The scholarships were going well, Davis said, but over the years, the university’s lawyers raised questions about how they were being administered and suggested that it should to be open to more than just Black students.
The pressure began to build during the early days of Trump’s second administration.
On Feb. 14, the Education Department warned universities they could lose federal funding if they did not eliminate DEI. A few days later, the University of Cincinnati began notifying some of the Black doctors who had established scholarships at the school that they would need to make changes.
On Feb. 26, Henderson received a text from a University of Cincinnati’s development office official telling him that he should check his email, adding, “don’t shoot the messenger.” The university had determined that they needed to alter the “title and purpose” of the scholarship, the email said.
Henderson’s scholarship does not explicitly mention race but says it’s open to anyone from an underrepresented community who has a financial need.
Henderson said he and other doctors are fighting any changes. His scholarship shouldn’t be treated any differently than legacy scholarships that are only open to children of alumni, Henderson said.

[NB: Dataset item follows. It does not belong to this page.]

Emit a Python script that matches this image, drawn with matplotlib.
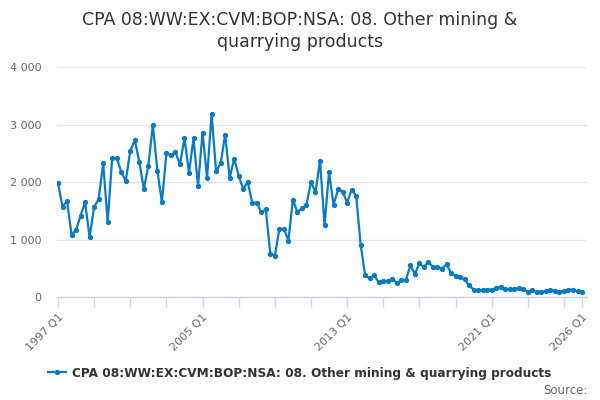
import numpy as np
import matplotlib.pyplot as plt
from matplotlib.ticker import FuncFormatter

# quarterly values, 1997 Q1 .. 2026 Q1
start_year = 1997
values = [1990, 1570, 1675, 1085, 1170, 1420, 1650, 1040, 1570, 1705,
          2325, 1310, 2425, 2420, 2180, 2020, 2545, 2730, 2350, 1885,
          2285, 2995, 2200, 1650, 2500, 2470, 2520, 2310, 2765, 2165,
          2760, 1935, 2860, 2075, 3185, 2185, 2325, 2825, 2075, 2410,
          2105, 1885, 2005, 1640, 1645, 1475, 1525, 760, 720, 1185,
          1190, 985, 1695, 1475, 1545, 1605, 2005, 1825, 2375, 1260,
          2170, 1605, 1875, 1835, 1645, 1865, 1765, 910, 380, 330,
          380, 260, 275, 280, 320, 250, 295, 295, 555, 405,
          590, 525, 620, 520, 525, 500, 570, 425, 375, 355,
          310, 205, 135, 120, 120, 135, 135, 155, 185, 145,
          145, 145, 160, 145, 100, 120, 90, 100, 105, 120,
          115, 100, 105, 130, 130, 105, 95]
quarters = [f"{start_year + i // 4} Q{i % 4 + 1}" for i in range(len(values))]
label_quarters = ["1997 Q1", "2005 Q1", "2013 Q1", "2021 Q1", "2026 Q1"]
y_ticks = [0, 1000, 2000, 3000, 4000]

title = "CPA 08:WW:EX:CVM:BOP:NSA: 08. Other mining &\nquarrying products"
series_name = "CPA 08:WW:EX:CVM:BOP:NSA: 08. Other mining & quarrying products"

line_col = "#0a7bc1"
axis_col = "#ccd6eb"
grid_col = "#e6e6e6"
text_col = "#666666"

fig = plt.figure(figsize=(6, 4), dpi=100)
ax = fig.add_axes([57 / 600, 1 - 297.3 / 400, 530 / 600, (297.3 - 67) / 400])

x = np.arange(len(values))
line, = ax.plot(x, values, color=line_col, lw=1.6, marker="o", ms=2.8,
                label=series_name, zorder=3)

ax.set_xlim(-0.22, 117.1)
ax.set_ylim(0, 4000)

# y axis
ax.set_yticks(y_ticks)
ax.yaxis.set_major_formatter(FuncFormatter(lambda v, p: f"{int(v):,}".replace(",", " ")))
ax.tick_params(axis="y", length=0, pad=11, labelsize=8, labelcolor=text_col)
ax.grid(axis="y", color=grid_col, lw=1)
ax.set_axisbelow(True)

# x axis: ticks every 8 quarters, labels on a few
tick_pos = list(range(0, len(values), 8)) + [len(values) - 1]
ax.set_xticks(tick_pos)
ax.set_xticklabels([quarters[i] if quarters[i] in label_quarters else "" for i in tick_pos],
                   rotation=45, ha="right", rotation_mode="anchor")
ax.tick_params(axis="x", length=7.5, width=1, color=axis_col, pad=3,
               labelsize=8, labelcolor=text_col)

for s in ["top", "right", "left"]:
    ax.spines[s].set_visible(False)
ax.spines["bottom"].set_color(axis_col)
ax.spines["bottom"].set_linewidth(1)

fig.text(0.5, 1 - 11 / 400, title, ha="center", va="top", fontsize=12.5,
         color="#333333", linespacing=1.3)

leg = fig.legend(handles=[line], loc="center", bbox_to_anchor=(0.5, 1 - 373 / 400),
                 frameon=False, handlelength=1.5, handletextpad=0.5,
                 prop={"weight": "bold", "size": 8.7})
for t in leg.get_texts():
    t.set_color("#333333")

fig.text(588 / 600, 1 - 390 / 400, "Source:", ha="right", va="center",
         fontsize=8.5, color=text_col)

fig.savefig("out.png", dpi=100)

“This is just a setback, and it’s going to take a concerted effort to reverse it,” Henderson said. “But we can’t just give up, we don’t have that choice.”
But at an April 30 meeting with administrators, the doctors with scholarships were told to change their criteria or the university would make them unilaterally. University officials also said they wouldn’t allow the money to be sent to a private foundation to administer the scholarships, said Anisasattara Shomo, president of the Cincinnati Medical Association, which has its own scholarship.
“It feels like a hostile takeover,” she said.
Shomo said her organization, and other Black doctors with scholarships, will stop fundraising for the university-run awards and find ways to privately administer money they raise for Black students in the future. “We will organize like we’ve always done around a system that wasn’t built for us,” she said.
Davis said he hopes that eventually the political environment will shift back in their favor, but isn’t hopeful. “We’ve been playing whack-a-mole for all these years, changing little things here and there, but I think this time they’ve closed all the loopholes,” Davis said.